Back on earth, Clara is teaching at the Coal Hill School, flirting with a new teacher on staff, the former soldier Mr. Pink, and still waiting for the Doctor to bring her her damned coffee — it's been three weeks for Pete's sake!
When the The Doctor shows, he says he needs her help. When she asks what for, (I have no doubt) Steven Moffat takes over for the keyboard to re-introduce this season's Great Big Angsty Theme. "Am I a good man?" the Doctor asks Clara, just before he drags her into mortal peril.
Having returned to the Secret Rebel Base as (presumably) promised, the rebels greet him with renewed suspicion and threats. Go figure.
The Doctor introduces the Clara to the "moral dalek" and for some reason all agree the thing to do is fix it. Why anyone would want to restore their greatest threat to its factory settings is never explained. The only question is how.
As it happens, though the rebels don't have a physician on staff but, almost as implausibly, they do have on hand a "molecular nano-scanner", which doubles as an Incredible Shrinking Machine.
Into the belly of the beast
Clara, the Doctor, Blue and a few other soldiers — "We're here to kill you in case you turn out to be a dalek spy!" —
get shrunk are miniaturized and injected into the dalek's eye-stalk. (Like last week's Godzilla-sized "tyrannosaurus rex", scale seems only a matter of visual convenience, not in-story fact: when injected, our heroes appear to be a few centimetres tall, but shortly thereafter, are communing with neurons and battling anti-bodies the relative size of bowling balls. But onwards.)
redshirt soldier's death and an escape from the flying anti-bodies via the dalek's stomach (who knew!) (which resembles the garbage room on the Death Star in another wink at Star Wars) the Doctor fixes the dalek, only to be surprised and dismayed when it forgets all about the beauty of life and seeks once again only to exterminate it.
And we wonder again: what did they expect to happen when the dalek was repaired? Better poetry? Dancing? On further consideration, we now know for sure there was no convincing rationale for the Fantastic Voyage in the first place.
Oh hell. Onwards.
The only good dalek ...
While the rebels face a dalek attack from without and Rusty readies a strike from inside, time is running out. The Doctor assigns Clara to "do a clever thing" and release the memories the Doctor's fix locked away.

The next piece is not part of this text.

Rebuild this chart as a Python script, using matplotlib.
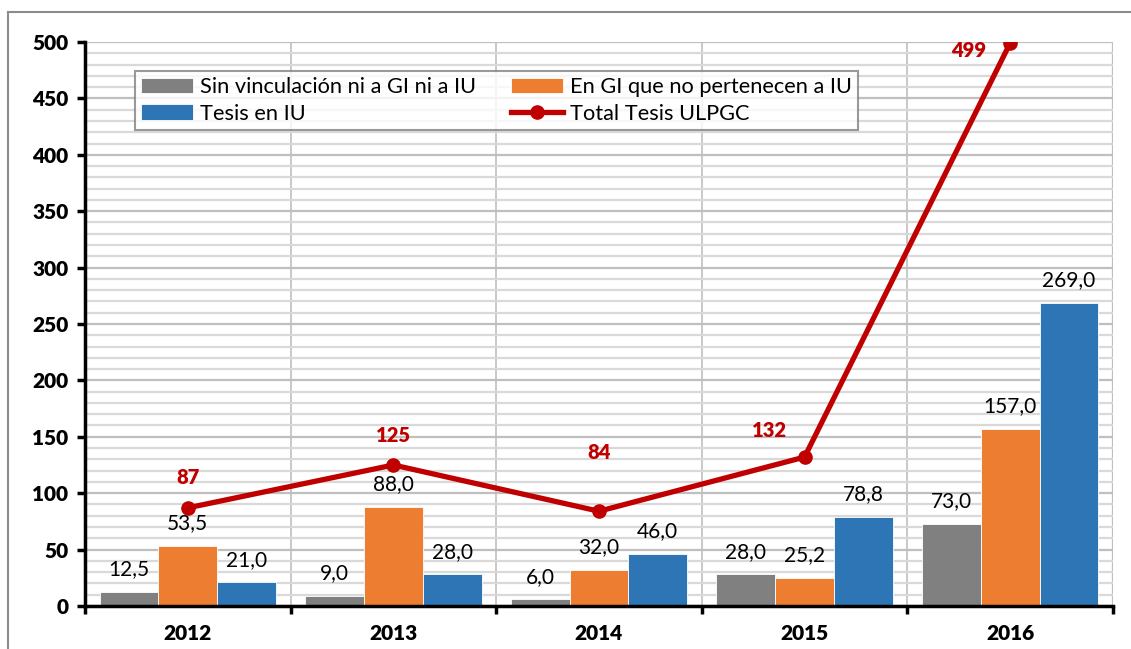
import numpy as np
import matplotlib
matplotlib.use('Agg')
import matplotlib.pyplot as plt
from matplotlib.lines import Line2D

plt.rcParams['font.family'] = ['Lato', 'DejaVu Sans']

years = ['2012', '2013', '2014', '2015', '2016']
sin_vinc = [12.5, 9.0, 6.0, 28.0, 73.0]
en_gi = [53.5, 88.0, 32.0, 25.2, 157.0]
tesis_iu = [21.0, 28.0, 46.0, 78.8, 269.0]
total = [87, 125, 84, 132, 499]

# offsets (points) for the total labels
total_offsets = [(0, 22), (0, 21), (0, 42), (-25, 19), (-30, -5)]

c_gray = '#808080'
c_orange = '#ED7D31'
c_blue = '#2E75B6'
c_red = '#C00000'

fig = plt.figure(figsize=(11.31, 6.49), dpi=100)
ax = fig.add_axes([0.0752, 0.0663, 0.9088, 0.869])

x = np.arange(len(years))
w = 0.286
series = [(sin_vinc, c_gray, 'Sin vinculación ni a GI ni a IU', -w),
          (en_gi, c_orange, 'En GI que no pertenecen a IU', 0),
          (tesis_iu, c_blue, 'Tesis en IU', w)]
bars = []
for vals, col, lab, off in series:
    b = ax.bar(x + off, vals, w, color=col, edgecolor='white', linewidth=0.6,
               label=lab, zorder=2)
    bars.append(b)
    for xi, v in zip(x + off, vals):
        ax.annotate(f'{v:.1f}'.replace('.', ','), (xi, v), xytext=(0, 9),
                    textcoords='offset points', ha='center', va='bottom',
                    fontsize=15, color='black', zorder=4)

line, = ax.plot(x, total, color=c_red, lw=3.8, marker='o', ms=9.5,
                label='Total Tesis ULPGC', zorder=3)
for xi, v, off in zip(x, total, total_offsets):
    ax.annotate(str(v), (xi, v), xytext=off, textcoords='offset points',
                ha='center', va='center', fontsize=14.5, fontweight='heavy',
                color=c_red, zorder=4)

ax.set_xlim(-0.5, len(years) - 0.5)
ax.set_ylim(0, 500)
ax.set_yticks(np.arange(0, 501, 50))
ax.set_yticks(np.arange(0, 501, 10), minor=True)
ax.set_xticks(x)
ax.set_xticklabels(years, fontsize=15, fontweight='heavy')
ax.set_xticks(np.arange(-0.5, len(years), 1), minor=True)
for t in ax.get_yticklabels():
    t.set_fontweight('heavy')
    t.set_fontsize(15)

ax.grid(which='minor', axis='y', color='#d9d9d9', lw=1.6, zorder=0)
ax.grid(which='major', axis='y', color='#bfbfbf', lw=1.6, zorder=0)
ax.grid(which='minor', axis='x', color='#bfbfbf', lw=1.2, zorder=0)
ax.tick_params(axis='x', which='major', length=0, pad=13)
ax.tick_params(axis='x', which='minor', length=6, width=2.5, direction='out')
ax.tick_params(axis='y', which='major', length=6, width=2.5, pad=6)
ax.tick_params(axis='y', which='minor', length=0)

for s in ['top', 'right']:
    ax.spines[s].set_visible(False)
ax.spines['left'].set_linewidth(2.5)
ax.spines['bottom'].set_linewidth(2.5)
ax.axvline(len(years) - 0.5, color='#bfbfbf', lw=1.6, zorder=0)

handles = [bars[0], bars[2], bars[1], line]
labels = [h.get_label() for h in handles]
leg = ax.legend(handles, labels, ncol=2, loc='upper left',
                bbox_to_anchor=(0.0486, 0.9486), borderaxespad=0,
                fontsize=15.7, frameon=True, fancybox=False, shadow=False,
                handlelength=2.4, handleheight=0.7, columnspacing=1.6,
                borderpad=0.28, labelspacing=0.3, handletextpad=0.3)
leg.get_frame().set_edgecolor('#808080')
leg.get_frame().set_linewidth(1.5)

# outer chart border
fig.add_artist(Line2D([8 / 1131, 8 / 1131], [0, 1 - 12 / 649],
                      transform=fig.transFigure, color='#8c8c8c', lw=1.5))
fig.add_artist(Line2D([8 / 1131, 1], [1 - 12 / 649, 1 - 12 / 649],
                      transform=fig.transFigure, color='#8c8c8c', lw=1.5))

fig.savefig('out.png', dpi=100)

After one more red-shirt's death (this one a noble self-sacrifice, ruined by the re-appearance of Missy in "Heaven", Moffat's latest mystery woman) Clara literally stumbles onto the solution, then makes like an anti-matter Dave Bowman and re-activates Rusty's memories, allowing the Doctor to play shrink (ahem. Sorry about that) and bring back poor Rusty's appreciation for the beauty of star-birth and life's eternal recurrence. And also, a lust for auto-genocide.
The pepper-pot turns on its compatriots and, after routing them, heads out into space to deal with the rest of them. The universe (or at least this particular corner of it) is safe once again, and we are left to worry at some very sloppy questions about good and evil.

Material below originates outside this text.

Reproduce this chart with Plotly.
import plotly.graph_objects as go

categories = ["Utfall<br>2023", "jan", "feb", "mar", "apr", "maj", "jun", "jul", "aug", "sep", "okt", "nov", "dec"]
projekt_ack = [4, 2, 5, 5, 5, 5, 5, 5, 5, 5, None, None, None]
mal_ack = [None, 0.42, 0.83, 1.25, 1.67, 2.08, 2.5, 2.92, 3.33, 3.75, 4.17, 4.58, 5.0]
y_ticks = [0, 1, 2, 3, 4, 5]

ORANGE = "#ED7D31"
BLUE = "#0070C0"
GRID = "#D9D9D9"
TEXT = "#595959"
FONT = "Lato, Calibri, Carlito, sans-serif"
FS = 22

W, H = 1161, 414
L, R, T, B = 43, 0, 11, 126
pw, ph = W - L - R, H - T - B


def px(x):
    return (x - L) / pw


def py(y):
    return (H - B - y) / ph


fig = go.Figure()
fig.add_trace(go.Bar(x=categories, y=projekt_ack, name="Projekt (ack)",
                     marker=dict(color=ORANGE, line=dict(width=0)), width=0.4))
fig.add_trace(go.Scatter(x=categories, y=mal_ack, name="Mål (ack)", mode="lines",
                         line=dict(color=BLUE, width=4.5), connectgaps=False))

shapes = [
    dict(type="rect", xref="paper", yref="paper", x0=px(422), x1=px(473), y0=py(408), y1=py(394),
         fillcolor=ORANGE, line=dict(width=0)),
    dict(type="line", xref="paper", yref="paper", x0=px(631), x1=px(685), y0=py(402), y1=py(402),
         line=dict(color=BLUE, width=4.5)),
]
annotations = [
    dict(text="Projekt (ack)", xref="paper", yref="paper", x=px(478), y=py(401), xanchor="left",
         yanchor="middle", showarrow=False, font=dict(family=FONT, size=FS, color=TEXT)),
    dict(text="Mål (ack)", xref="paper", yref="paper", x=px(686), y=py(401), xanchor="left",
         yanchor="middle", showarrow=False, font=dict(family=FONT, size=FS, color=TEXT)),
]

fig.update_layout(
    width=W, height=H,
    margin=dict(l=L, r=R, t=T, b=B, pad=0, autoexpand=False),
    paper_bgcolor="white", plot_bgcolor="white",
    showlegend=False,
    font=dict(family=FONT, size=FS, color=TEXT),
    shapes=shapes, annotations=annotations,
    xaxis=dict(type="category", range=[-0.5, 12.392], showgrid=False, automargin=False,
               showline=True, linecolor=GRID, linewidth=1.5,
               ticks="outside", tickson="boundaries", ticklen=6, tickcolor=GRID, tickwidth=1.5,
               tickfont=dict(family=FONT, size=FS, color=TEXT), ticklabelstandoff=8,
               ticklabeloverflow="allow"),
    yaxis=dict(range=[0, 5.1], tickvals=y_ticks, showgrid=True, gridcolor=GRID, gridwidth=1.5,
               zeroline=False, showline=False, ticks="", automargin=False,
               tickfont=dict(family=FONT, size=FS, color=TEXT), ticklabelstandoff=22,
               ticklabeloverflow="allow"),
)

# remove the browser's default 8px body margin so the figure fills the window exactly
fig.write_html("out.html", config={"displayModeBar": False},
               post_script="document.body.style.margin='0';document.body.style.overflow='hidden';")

The episode ends with the Doctor refusing to take Blue with him ("I just wish you hadn't been a soldier") and Clara still unsure whether the Doctor is a good man, but leaning towards yes. "I think you try to be, and, I think that's probably the point," quoth she.
Then it's back to the Coal Hill School and her big date with Mr. Pink, who is clearly Someone Important.

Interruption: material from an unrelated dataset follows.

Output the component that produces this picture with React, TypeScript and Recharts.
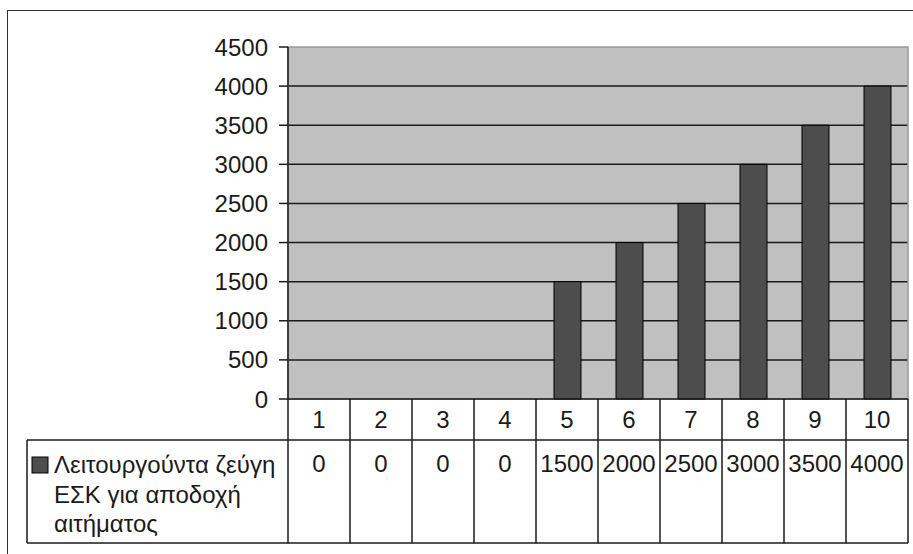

And, er ... that's pretty much it.
Is there a there, there?
I did enjoy "Into the Dalek", twice. But having now thought it through, I feel vaguely unclean, as after an unsavoury one-night stand.
Yes, the episode easily passed the Bechdel Test, and for once Clara seemed like an actual person, given identity by what she said and did, not by what the Doctor said about her.
And yes, the story's humour arose from character and situation, not repeated set-pieces, like the Sontaran Butler Sketch. (Steven Moffat should be taking notes).
And yes, Peter Capaldi already owns the Doctor.
But is it too much to ask for a plot that makes sense on its own terms? Is it too much to ask for a story that doesn't melt when you shine a 40-watt bulb upon its words?
And can't we, please, stop being asked to wonder whether the Doctor is a monster on the order of daleks, that there is any reason at all to take seriously Rusty's judgement, that the Doctor is a "good dalek?" That, Mr. Moffat, is the proverbial dog that just won't hunt and has been for a long time. Whatever our favourite Time Lord's faults, he doesn't feel an uncontrollable urge to exterminate all other forms of life in the universe.
I digress. Inane philosophical questions aside, much of what was wrong with "Into the Dalek" could have been easily fixed with a little more time and a little more thought. The combination of obvious plot-holes and disjointed scenes (as with the Doctor's trip to Earth to pick up Clara) leads me to wonder if, as was rumoured of Neal Gaiman's very disappointing "Nightmare in Silver", Ford intended "Into the Dalek" to be a two-part story.
If so, the fault lies with Steven Moffat; if not, the responsibility still rests with Moffat — as show-runner, he should have fixed the problems regardless.
It's a shame. As hackneyed as the basic plot was, there was a lot to like in the parts of "Into the Dalek". It wouldn't have been too hard to knit them into a respectable, if not an inspired, whole.